→ Work to do
Repeat each line exactly, leaving nothing out.

→ Dataset extract
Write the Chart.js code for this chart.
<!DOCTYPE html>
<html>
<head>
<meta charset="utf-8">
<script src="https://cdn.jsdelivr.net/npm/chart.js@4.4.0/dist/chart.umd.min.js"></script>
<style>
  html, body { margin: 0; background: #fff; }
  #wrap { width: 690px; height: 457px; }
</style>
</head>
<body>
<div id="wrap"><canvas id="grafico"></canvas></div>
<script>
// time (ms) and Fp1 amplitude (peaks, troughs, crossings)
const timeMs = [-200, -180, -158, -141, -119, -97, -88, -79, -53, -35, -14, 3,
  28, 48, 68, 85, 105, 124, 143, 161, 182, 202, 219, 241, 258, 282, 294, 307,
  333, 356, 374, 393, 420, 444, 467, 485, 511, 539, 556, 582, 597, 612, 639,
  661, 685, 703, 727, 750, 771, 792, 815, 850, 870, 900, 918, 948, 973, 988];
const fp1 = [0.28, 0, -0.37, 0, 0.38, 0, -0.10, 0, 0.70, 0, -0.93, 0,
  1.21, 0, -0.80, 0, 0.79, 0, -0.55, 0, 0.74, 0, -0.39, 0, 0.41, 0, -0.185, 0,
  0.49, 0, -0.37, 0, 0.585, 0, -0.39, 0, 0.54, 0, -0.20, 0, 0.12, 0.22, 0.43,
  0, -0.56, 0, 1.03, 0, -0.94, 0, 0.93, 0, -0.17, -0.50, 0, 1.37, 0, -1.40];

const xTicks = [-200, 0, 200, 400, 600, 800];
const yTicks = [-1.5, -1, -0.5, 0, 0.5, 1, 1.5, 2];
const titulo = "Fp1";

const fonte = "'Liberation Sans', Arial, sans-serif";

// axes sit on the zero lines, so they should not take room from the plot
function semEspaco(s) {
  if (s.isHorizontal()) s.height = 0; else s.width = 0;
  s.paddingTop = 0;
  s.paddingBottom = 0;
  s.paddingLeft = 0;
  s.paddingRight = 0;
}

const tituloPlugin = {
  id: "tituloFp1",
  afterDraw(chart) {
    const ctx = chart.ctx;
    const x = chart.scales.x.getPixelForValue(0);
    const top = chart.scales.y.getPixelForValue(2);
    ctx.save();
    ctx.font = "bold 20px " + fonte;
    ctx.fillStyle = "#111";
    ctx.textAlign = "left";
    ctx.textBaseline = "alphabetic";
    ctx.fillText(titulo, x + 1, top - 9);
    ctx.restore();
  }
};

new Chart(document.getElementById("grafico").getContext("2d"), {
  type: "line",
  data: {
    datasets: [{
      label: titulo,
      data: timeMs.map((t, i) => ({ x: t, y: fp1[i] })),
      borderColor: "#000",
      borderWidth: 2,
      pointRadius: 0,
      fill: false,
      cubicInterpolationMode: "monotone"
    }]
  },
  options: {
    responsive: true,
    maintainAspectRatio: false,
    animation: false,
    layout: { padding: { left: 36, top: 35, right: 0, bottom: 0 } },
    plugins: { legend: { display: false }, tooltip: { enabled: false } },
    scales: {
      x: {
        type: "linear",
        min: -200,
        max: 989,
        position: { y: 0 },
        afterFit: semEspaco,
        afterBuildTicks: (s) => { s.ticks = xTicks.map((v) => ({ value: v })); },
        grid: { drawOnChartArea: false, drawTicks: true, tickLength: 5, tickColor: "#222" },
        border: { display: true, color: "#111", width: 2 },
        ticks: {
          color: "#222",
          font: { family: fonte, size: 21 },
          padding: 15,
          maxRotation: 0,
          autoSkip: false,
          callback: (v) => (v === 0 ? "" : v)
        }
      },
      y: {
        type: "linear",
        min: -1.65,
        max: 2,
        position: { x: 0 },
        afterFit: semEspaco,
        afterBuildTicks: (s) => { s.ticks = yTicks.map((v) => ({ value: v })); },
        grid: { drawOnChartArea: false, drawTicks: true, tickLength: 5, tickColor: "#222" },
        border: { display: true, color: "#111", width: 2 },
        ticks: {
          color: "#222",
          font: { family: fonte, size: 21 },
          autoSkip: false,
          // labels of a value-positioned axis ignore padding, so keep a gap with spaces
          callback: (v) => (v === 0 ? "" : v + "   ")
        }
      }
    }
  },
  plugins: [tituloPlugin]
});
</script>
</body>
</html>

→ The solution
Write the Chart.js code for this chart.
<!DOCTYPE html>
<html>
<head>
<meta charset="utf-8">
<script src="https://cdn.jsdelivr.net/npm/chart.js@4.4.0/dist/chart.umd.min.js"></script>
<style>
  html, body { margin: 0; background: #fff; }
  #wrap { width: 690px; height: 457px; }
</style>
</head>
<body>
<div id="wrap"><canvas id="grafico"></canvas></div>
<script>
// time (ms) and Fp1 amplitude (peaks, troughs, crossings)
const timeMs = [-200, -180, -158, -141, -119, -97, -88, -79, -53, -35, -14, 3,
  28, 48, 68, 85, 105, 124, 143, 161, 182, 202, 219, 241, 258, 282, 294, 307,
  333, 356, 374, 393, 420, 444, 467, 485, 511, 539, 556, 582, 597, 612, 639,
  661, 685, 703, 727, 750, 771, 792, 815, 850, 870, 900, 918, 948, 973, 988];
const fp1 = [0.28, 0, -0.37, 0, 0.38, 0, -0.10, 0, 0.70, 0, -0.93, 0,
  1.21, 0, -0.80, 0, 0.79, 0, -0.55, 0, 0.74, 0, -0.39, 0, 0.41, 0, -0.185, 0,
  0.49, 0, -0.37, 0, 0.585, 0, -0.39, 0, 0.54, 0, -0.20, 0, 0.12, 0.22, 0.43,
  0, -0.56, 0, 1.03, 0, -0.94, 0, 0.93, 0, -0.17, -0.50, 0, 1.37, 0, -1.40];

const xTicks = [-200, 0, 200, 400, 600, 800];
const yTicks = [-1.5, -1, -0.5, 0, 0.5, 1, 1.5, 2];
const titulo = "Fp1";

const fonte = "'Liberation Sans', Arial, sans-serif";

// axes sit on the zero lines, so they should not take room from the plot
function semEspaco(s) {
  if (s.isHorizontal()) s.height = 0; else s.width = 0;
  s.paddingTop = 0;
  s.paddingBottom = 0;
  s.paddingLeft = 0;
  s.paddingRight = 0;
}

const tituloPlugin = {
  id: "tituloFp1",
  afterDraw(chart) {
    const ctx = chart.ctx;
    const x = chart.scales.x.getPixelForValue(0);
    const top = chart.scales.y.getPixelForValue(2);
    ctx.save();
    ctx.font = "bold 20px " + fonte;
    ctx.fillStyle = "#111";
    ctx.textAlign = "left";
    ctx.textBaseline = "alphabetic";
    ctx.fillText(titulo, x + 1, top - 9);
    ctx.restore();
  }
};

new Chart(document.getElementById("grafico").getContext("2d"), {
  type: "line",
  data: {
    datasets: [{
      label: titulo,
      data: timeMs.map((t, i) => ({ x: t, y: fp1[i] })),
      borderColor: "#000",
      borderWidth: 2,
      pointRadius: 0,
      fill: false,
      cubicInterpolationMode: "monotone"
    }]
  },
  options: {
    responsive: true,
    maintainAspectRatio: false,
    animation: false,
    layout: { padding: { left: 36, top: 35, right: 0, bottom: 0 } },
    plugins: { legend: { display: false }, tooltip: { enabled: false } },
    scales: {
      x: {
        type: "linear",
        min: -200,
        max: 989,
        position: { y: 0 },
        afterFit: semEspaco,
        afterBuildTicks: (s) => { s.ticks = xTicks.map((v) => ({ value: v })); },
        grid: { drawOnChartArea: false, drawTicks: true, tickLength: 5, tickColor: "#222" },
        border: { display: true, color: "#111", width: 2 },
        ticks: {
          color: "#222",
          font: { family: fonte, size: 21 },
          padding: 15,
          maxRotation: 0,
          autoSkip: false,
          callback: (v) => (v === 0 ? "" : v)
        }
      },
      y: {
        type: "linear",
        min: -1.65,
        max: 2,
        position: { x: 0 },
        afterFit: semEspaco,
        afterBuildTicks: (s) => { s.ticks = yTicks.map((v) => ({ value: v })); },
        grid: { drawOnChartArea: false, drawTicks: true, tickLength: 5, tickColor: "#222" },
        border: { display: true, color: "#111", width: 2 },
        ticks: {
          color: "#222",
          font: { family: fonte, size: 21 },
          autoSkip: false,
          // labels of a value-positioned axis ignore padding, so keep a gap with spaces
          callback: (v) => (v === 0 ? "" : v + "   ")
        }
      }
    }
  },
  plugins: [tituloPlugin]
});
</script>
</body>
</html>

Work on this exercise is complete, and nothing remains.